Goal of the exercise - Extract the whole listing as it stands. Do not include the pictures.

Collected data -

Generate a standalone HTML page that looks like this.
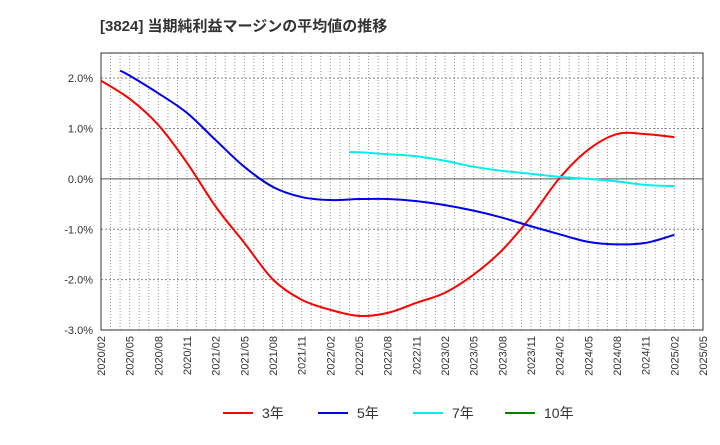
<!DOCTYPE html>
<html><head><meta charset="utf-8"><style>
body{margin:0;background:#fff;font-family:"Liberation Sans","Noto Sans CJK JP",sans-serif;}
</style></head><body>
<svg id="chart" width="720" height="440" xmlns="http://www.w3.org/2000/svg">
<text x="100" y="31" font-size="15" font-weight="bold" fill="#333" font-family="Liberation Sans, Noto Sans CJK JP, sans-serif">[3824]  当期純利益マージンの平均値の推移</text>
<g id="grid"></g><g id="axes"></g><g id="series"></g><g id="legend"></g>
</svg>
<script>
const tickLabels = ["2020/02","2020/05","2020/08","2020/11","2021/02","2021/05","2021/08","2021/11","2022/02","2022/05","2022/08","2022/11","2023/02","2023/05","2023/08","2023/11","2024/02","2024/05","2024/08","2024/11","2025/02","2025/05"];
const yTicks = [2,1,0,-1,-2,-3];
// month offsets from 2020/02
const m3 = [0,3,6,9,12,15,18,21,24,27,30,33,36,39,42,45,48,51,54,57,60];
const v3 = [1.95,1.59,1.07,0.32,-0.55,-1.27,-2.0,-2.4,-2.6,-2.72,-2.66,-2.46,-2.26,-1.9,-1.41,-0.75,0.02,0.58,0.89,0.89,0.83];
const m5 = [2,3,6,9,12,15,18,21,24,27,30,33,36,39,42,45,48,51,54,57,60];
const v5 = [2.15,2.05,1.7,1.31,0.77,0.24,-0.16,-0.36,-0.42,-0.40,-0.40,-0.44,-0.52,-0.63,-0.77,-0.94,-1.1,-1.25,-1.3,-1.27,-1.11];
const m7 = [26,27,30,33,36,39,42,45,48,51,54,57,60];
const v7 = [0.53,0.53,0.49,0.45,0.36,0.24,0.16,0.1,0.04,0.0,-0.05,-0.12,-0.14];
const m10 = [];
const v10 = [];

const NS="http://www.w3.org/2000/svg";
const X0=101,X1=703,Y0=53,Y1=330;
const xs=m=>X0+(X1-X0)*m/63;
const ys=v=>Y0+(2.5-v)/5.5*(Y1-Y0);
function mk(t,p,a){const e=document.createElementNS(NS,t);for(const k in a)e.setAttribute(k,a[k]);p.appendChild(e);return e;}
const grid=document.getElementById('grid'),axes=document.getElementById('axes'),ser=document.getElementById('series'),leg=document.getElementById('legend');
for(let m=1;m<63;m++){
  const l=mk('line',grid,{x1:xs(m),x2:xs(m),y1:Y0,y2:Y1,stroke:'#999','stroke-dasharray':'1,2','stroke-width':1});
  
  
}
yTicks.forEach(v=>{
  if(v>-3){const l=mk('line',grid,{x1:X0,x2:X1,y1:ys(v),y2:ys(v),stroke:v===0?'#555':'#888','stroke-dasharray':v===0?'':'2,2','stroke-width':1});
  
  }
  const t=mk('text',axes,{x:X0-8,y:ys(v)+4,'text-anchor':'end','font-size':11,fill:'#333'});
  t.textContent=v.toFixed(1)+'%';
  
  
});
const fr=mk('rect',axes,{x:X0,y:Y0,width:X1-X0,height:Y1-Y0,fill:'none',stroke:'#333','stroke-width':1});


tickLabels.forEach((s,i)=>{
  const x=xs(i*3),y=Y1+6;
  const t=mk('text',axes,{x:x+4,y:y,transform:`rotate(-90 ${x+4} ${y})`,'text-anchor':'end','font-size':11,fill:'#333'});
  t.textContent=s;
  
  
});
function path(ms,vs){
  const p=ms.map((m,i)=>[xs(m),ys(vs[i])]);
  if(!p.length)return '';
  let d=`M${p[0][0]},${p[0][1]}`;
  for(let i=0;i<p.length-1;i++){
    const a=p[Math.max(0,i-1)],b=p[i],c=p[i+1],e=p[Math.min(p.length-1,i+2)];
    d+=`C${b[0]+(c[0]-a[0])/6},${b[1]+(c[1]-a[1])/6} ${c[0]-(e[0]-b[0])/6},${c[1]-(e[1]-b[1])/6} ${c[0]},${c[1]}`;
  }
  return d;
}
const S=[[m3,v3,'#ff0000','3年','series-3yr'],[m5,v5,'#0000ee','5年','series-5yr'],[m7,v7,'#00eeee','7年','series-7yr'],[m10,v10,'#008000','10年','series-10yr']];
const lx=[223,318,413,505];
S.forEach((s,i)=>{
  if(s[0].length){const p=mk('path',ser,{d:path(s[0],s[1]),fill:'none',stroke:s[2],'stroke-width':2});
  
  }
  const l=mk('line',leg,{x1:lx[i],x2:lx[i]+30,y1:413,y2:413,stroke:s[2],'stroke-width':2});
  
  
  const t=mk('text',leg,{x:lx[i]+39,y:418,'font-size':14,fill:'#333'});
  t.textContent=s[3];
  
  
});
</script>
</body></html>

Solved problem -
Generate a standalone HTML page that looks like this.
<!DOCTYPE html>
<html><head><meta charset="utf-8"><style>
body{margin:0;background:#fff;font-family:"Liberation Sans","Noto Sans CJK JP",sans-serif;}
</style></head><body>
<svg id="chart" width="720" height="440" xmlns="http://www.w3.org/2000/svg">
<text x="100" y="31" font-size="15" font-weight="bold" fill="#333" font-family="Liberation Sans, Noto Sans CJK JP, sans-serif">[3824]  当期純利益マージンの平均値の推移</text>
<g id="grid"></g><g id="axes"></g><g id="series"></g><g id="legend"></g>
</svg>
<script>
const tickLabels = ["2020/02","2020/05","2020/08","2020/11","2021/02","2021/05","2021/08","2021/11","2022/02","2022/05","2022/08","2022/11","2023/02","2023/05","2023/08","2023/11","2024/02","2024/05","2024/08","2024/11","2025/02","2025/05"];
const yTicks = [2,1,0,-1,-2,-3];
// month offsets from 2020/02
const m3 = [0,3,6,9,12,15,18,21,24,27,30,33,36,39,42,45,48,51,54,57,60];
const v3 = [1.95,1.59,1.07,0.32,-0.55,-1.27,-2.0,-2.4,-2.6,-2.72,-2.66,-2.46,-2.26,-1.9,-1.41,-0.75,0.02,0.58,0.89,0.89,0.83];
const m5 = [2,3,6,9,12,15,18,21,24,27,30,33,36,39,42,45,48,51,54,57,60];
const v5 = [2.15,2.05,1.7,1.31,0.77,0.24,-0.16,-0.36,-0.42,-0.40,-0.40,-0.44,-0.52,-0.63,-0.77,-0.94,-1.1,-1.25,-1.3,-1.27,-1.11];
const m7 = [26,27,30,33,36,39,42,45,48,51,54,57,60];
const v7 = [0.53,0.53,0.49,0.45,0.36,0.24,0.16,0.1,0.04,0.0,-0.05,-0.12,-0.14];
const m10 = [];
const v10 = [];

const NS="http://www.w3.org/2000/svg";
const X0=101,X1=703,Y0=53,Y1=330;
const xs=m=>X0+(X1-X0)*m/63;
const ys=v=>Y0+(2.5-v)/5.5*(Y1-Y0);
function mk(t,p,a){const e=document.createElementNS(NS,t);for(const k in a)e.setAttribute(k,a[k]);p.appendChild(e);return e;}
const grid=document.getElementById('grid'),axes=document.getElementById('axes'),ser=document.getElementById('series'),leg=document.getElementById('legend');
for(let m=1;m<63;m++){
  const l=mk('line',grid,{x1:xs(m),x2:xs(m),y1:Y0,y2:Y1,stroke:'#999','stroke-dasharray':'1,2','stroke-width':1});
  
  
}
yTicks.forEach(v=>{
  if(v>-3){const l=mk('line',grid,{x1:X0,x2:X1,y1:ys(v),y2:ys(v),stroke:v===0?'#555':'#888','stroke-dasharray':v===0?'':'2,2','stroke-width':1});
  
  }
  const t=mk('text',axes,{x:X0-8,y:ys(v)+4,'text-anchor':'end','font-size':11,fill:'#333'});
  t.textContent=v.toFixed(1)+'%';
  
  
});
const fr=mk('rect',axes,{x:X0,y:Y0,width:X1-X0,height:Y1-Y0,fill:'none',stroke:'#333','stroke-width':1});


tickLabels.forEach((s,i)=>{
  const x=xs(i*3),y=Y1+6;
  const t=mk('text',axes,{x:x+4,y:y,transform:`rotate(-90 ${x+4} ${y})`,'text-anchor':'end','font-size':11,fill:'#333'});
  t.textContent=s;
  
  
});
function path(ms,vs){
  const p=ms.map((m,i)=>[xs(m),ys(vs[i])]);
  if(!p.length)return '';
  let d=`M${p[0][0]},${p[0][1]}`;
  for(let i=0;i<p.length-1;i++){
    const a=p[Math.max(0,i-1)],b=p[i],c=p[i+1],e=p[Math.min(p.length-1,i+2)];
    d+=`C${b[0]+(c[0]-a[0])/6},${b[1]+(c[1]-a[1])/6} ${c[0]-(e[0]-b[0])/6},${c[1]-(e[1]-b[1])/6} ${c[0]},${c[1]}`;
  }
  return d;
}
const S=[[m3,v3,'#ff0000','3年','series-3yr'],[m5,v5,'#0000ee','5年','series-5yr'],[m7,v7,'#00eeee','7年','series-7yr'],[m10,v10,'#008000','10年','series-10yr']];
const lx=[223,318,413,505];
S.forEach((s,i)=>{
  if(s[0].length){const p=mk('path',ser,{d:path(s[0],s[1]),fill:'none',stroke:s[2],'stroke-width':2});
  
  }
  const l=mk('line',leg,{x1:lx[i],x2:lx[i]+30,y1:413,y2:413,stroke:s[2],'stroke-width':2});
  
  
  const t=mk('text',leg,{x:lx[i]+39,y:418,'font-size':14,fill:'#333'});
  t.textContent=s[3];
  
  
});
</script>
</body></html>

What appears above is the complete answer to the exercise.